[BEGIN]

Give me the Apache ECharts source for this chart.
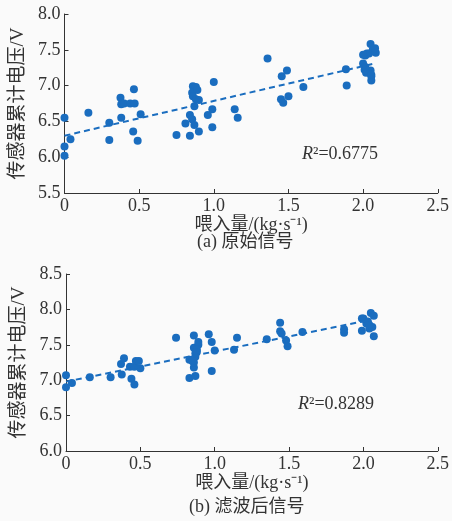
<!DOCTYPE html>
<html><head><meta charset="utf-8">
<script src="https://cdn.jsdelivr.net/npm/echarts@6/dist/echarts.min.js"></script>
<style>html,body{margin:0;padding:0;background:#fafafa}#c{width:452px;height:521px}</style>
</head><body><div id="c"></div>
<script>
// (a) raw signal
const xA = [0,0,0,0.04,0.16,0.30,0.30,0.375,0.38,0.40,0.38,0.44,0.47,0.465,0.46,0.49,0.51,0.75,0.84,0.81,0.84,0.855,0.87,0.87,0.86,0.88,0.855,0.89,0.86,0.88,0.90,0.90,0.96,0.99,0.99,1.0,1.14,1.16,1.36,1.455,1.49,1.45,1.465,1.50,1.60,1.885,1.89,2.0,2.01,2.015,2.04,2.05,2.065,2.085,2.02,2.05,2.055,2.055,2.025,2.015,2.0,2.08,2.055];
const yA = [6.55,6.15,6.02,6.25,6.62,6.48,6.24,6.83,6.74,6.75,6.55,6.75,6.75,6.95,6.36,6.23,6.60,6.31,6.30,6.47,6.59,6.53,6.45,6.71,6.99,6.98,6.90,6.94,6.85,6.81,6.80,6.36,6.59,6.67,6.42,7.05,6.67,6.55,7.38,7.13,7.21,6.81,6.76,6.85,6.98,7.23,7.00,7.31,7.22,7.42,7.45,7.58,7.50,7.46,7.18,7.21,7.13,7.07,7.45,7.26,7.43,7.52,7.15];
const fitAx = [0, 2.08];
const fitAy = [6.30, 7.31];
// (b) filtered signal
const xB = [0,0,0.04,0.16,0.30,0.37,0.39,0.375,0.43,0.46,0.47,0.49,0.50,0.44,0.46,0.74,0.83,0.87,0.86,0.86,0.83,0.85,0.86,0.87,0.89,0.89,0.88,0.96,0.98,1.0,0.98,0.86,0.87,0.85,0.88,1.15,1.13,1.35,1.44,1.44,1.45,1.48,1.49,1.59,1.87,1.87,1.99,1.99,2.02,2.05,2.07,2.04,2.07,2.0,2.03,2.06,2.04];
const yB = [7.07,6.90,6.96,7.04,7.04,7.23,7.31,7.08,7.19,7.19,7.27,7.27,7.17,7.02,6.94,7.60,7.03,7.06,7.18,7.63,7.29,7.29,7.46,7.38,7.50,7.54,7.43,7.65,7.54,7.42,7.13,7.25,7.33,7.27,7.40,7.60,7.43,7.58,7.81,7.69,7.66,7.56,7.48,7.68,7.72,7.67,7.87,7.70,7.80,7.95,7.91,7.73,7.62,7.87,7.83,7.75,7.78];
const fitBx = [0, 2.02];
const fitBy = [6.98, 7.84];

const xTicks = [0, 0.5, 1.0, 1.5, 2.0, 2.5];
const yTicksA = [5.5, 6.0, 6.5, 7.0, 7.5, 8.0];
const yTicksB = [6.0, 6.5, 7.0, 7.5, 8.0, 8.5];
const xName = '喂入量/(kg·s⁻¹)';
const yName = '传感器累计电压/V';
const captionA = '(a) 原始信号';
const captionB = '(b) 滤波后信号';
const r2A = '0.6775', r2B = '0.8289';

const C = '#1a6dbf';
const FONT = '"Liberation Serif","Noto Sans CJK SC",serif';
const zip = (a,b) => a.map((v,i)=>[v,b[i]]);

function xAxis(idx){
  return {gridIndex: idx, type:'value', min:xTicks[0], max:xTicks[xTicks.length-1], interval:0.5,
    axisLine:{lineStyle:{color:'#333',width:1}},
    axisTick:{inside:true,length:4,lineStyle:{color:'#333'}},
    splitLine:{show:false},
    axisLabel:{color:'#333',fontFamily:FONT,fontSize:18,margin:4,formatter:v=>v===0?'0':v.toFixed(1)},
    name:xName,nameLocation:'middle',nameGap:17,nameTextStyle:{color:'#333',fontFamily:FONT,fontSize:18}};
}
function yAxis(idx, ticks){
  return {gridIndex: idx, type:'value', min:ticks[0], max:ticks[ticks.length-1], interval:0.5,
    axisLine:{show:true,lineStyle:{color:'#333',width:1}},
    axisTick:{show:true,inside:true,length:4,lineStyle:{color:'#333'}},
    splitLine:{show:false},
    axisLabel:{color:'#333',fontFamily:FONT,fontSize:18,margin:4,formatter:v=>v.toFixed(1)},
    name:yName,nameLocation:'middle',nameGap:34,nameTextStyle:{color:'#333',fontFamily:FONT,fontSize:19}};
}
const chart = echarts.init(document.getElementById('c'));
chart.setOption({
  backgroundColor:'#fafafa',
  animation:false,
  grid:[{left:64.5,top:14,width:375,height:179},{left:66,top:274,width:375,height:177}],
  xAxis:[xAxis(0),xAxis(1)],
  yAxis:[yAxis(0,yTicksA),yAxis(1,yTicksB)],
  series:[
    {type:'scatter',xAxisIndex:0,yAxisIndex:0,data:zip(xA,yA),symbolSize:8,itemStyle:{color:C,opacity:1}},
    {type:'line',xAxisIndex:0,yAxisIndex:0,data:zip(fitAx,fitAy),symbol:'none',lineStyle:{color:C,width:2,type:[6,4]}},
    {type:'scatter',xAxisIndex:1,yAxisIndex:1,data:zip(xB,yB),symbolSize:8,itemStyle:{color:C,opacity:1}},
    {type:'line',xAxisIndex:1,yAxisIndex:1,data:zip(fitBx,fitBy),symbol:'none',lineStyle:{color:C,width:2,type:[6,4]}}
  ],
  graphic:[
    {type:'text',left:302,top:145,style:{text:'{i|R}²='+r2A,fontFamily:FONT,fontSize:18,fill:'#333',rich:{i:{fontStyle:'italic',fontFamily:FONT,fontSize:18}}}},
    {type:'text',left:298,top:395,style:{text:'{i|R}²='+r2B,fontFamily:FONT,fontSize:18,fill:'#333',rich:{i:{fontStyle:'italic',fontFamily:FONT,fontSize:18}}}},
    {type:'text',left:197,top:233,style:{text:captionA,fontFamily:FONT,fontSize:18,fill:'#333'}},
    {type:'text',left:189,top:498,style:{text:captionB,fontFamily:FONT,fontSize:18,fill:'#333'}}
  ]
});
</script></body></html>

[END]
[BEGIN]

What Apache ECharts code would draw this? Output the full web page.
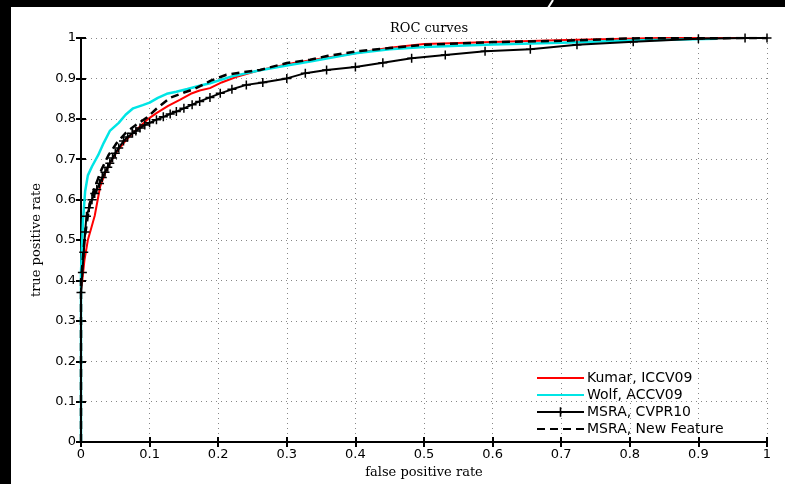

[END]

◆ What is required ◆
Report how many lines of the entries hold the string "this". Provide the number alone.

◆ Exercise response ◆
2